His growing IK Retail team consists of 42 employees in the corporate office (and more than 1,400 in the stores). His wife, Yasmine Karabassis, runs the MaxMara side of the business. He has plans to double his current sales level of $110 million within three years.
 
"He came here with nothing and in a short time, he made a considerable business that was expanding," says Guglielmo Melegari, the president of MaxMara USA. "He's a very smart person, a self-taught person and a great people person."
 
Work, work and more work
 
As Karabassis quietly plods along opening stores, he doesn't seek out attention for himself or his company. Those who know him might find him hob-nobbing at Cafe Milano, a restaurant concept he created and is a partner in.
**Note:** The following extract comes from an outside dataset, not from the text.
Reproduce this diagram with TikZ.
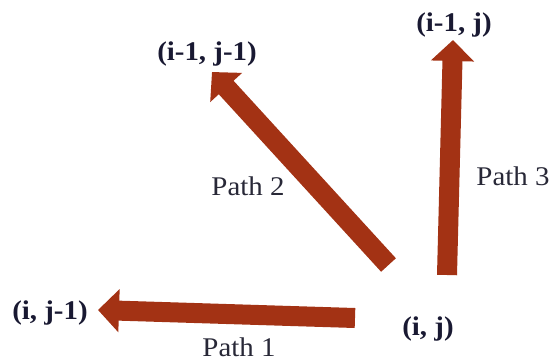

He can just as often be found at home relaxing with his family.
 
But his connections with top European retailing families have led some to enlist his help.
 
Ed Asher, the president of Chevy Chase Land, found himself on Karabassis' doorstep asking him to consult on The Collection at Chevy Chase, a 100,000-square-foot luxury retail project.
 
"He came in with a list of people he knew and people we should go after," Asher says. "He called up the president of Armani.
 
"We had intended to work through a retail broker." Asher continues. "But the more we learned about him, the more excited we became at the prospects of him being able to explain the project to the owners of these luxury shops. You just don't get that opportunity."
 
Karabassis seems unstoppable when it comes to work.
 
On Saturdays, no matter where he is, he visits one of his stores. He tries to take it easy on Sundays, but he also keeps a close eye on competitors, bigger and stronger than ever.
 
Outside of family and work, there doesn't seem to be much time for anything else, though he has some set-aside sure things: He spends every July in his family home on the Greek island of Mykonos, and every New Year's in his apartment on South Beach.
 
It's been hard for him to fulfill commitments to a couple civic groups such as the Georgetown Business and Professional Association and AHEPA, an organization dedicated to the promotion of Greek-American heritage. He's out of town every other week.
 
"The work ethic exists because I've never been afraid of working very hard," he says. "I don't know where that comes from. I think it's inside."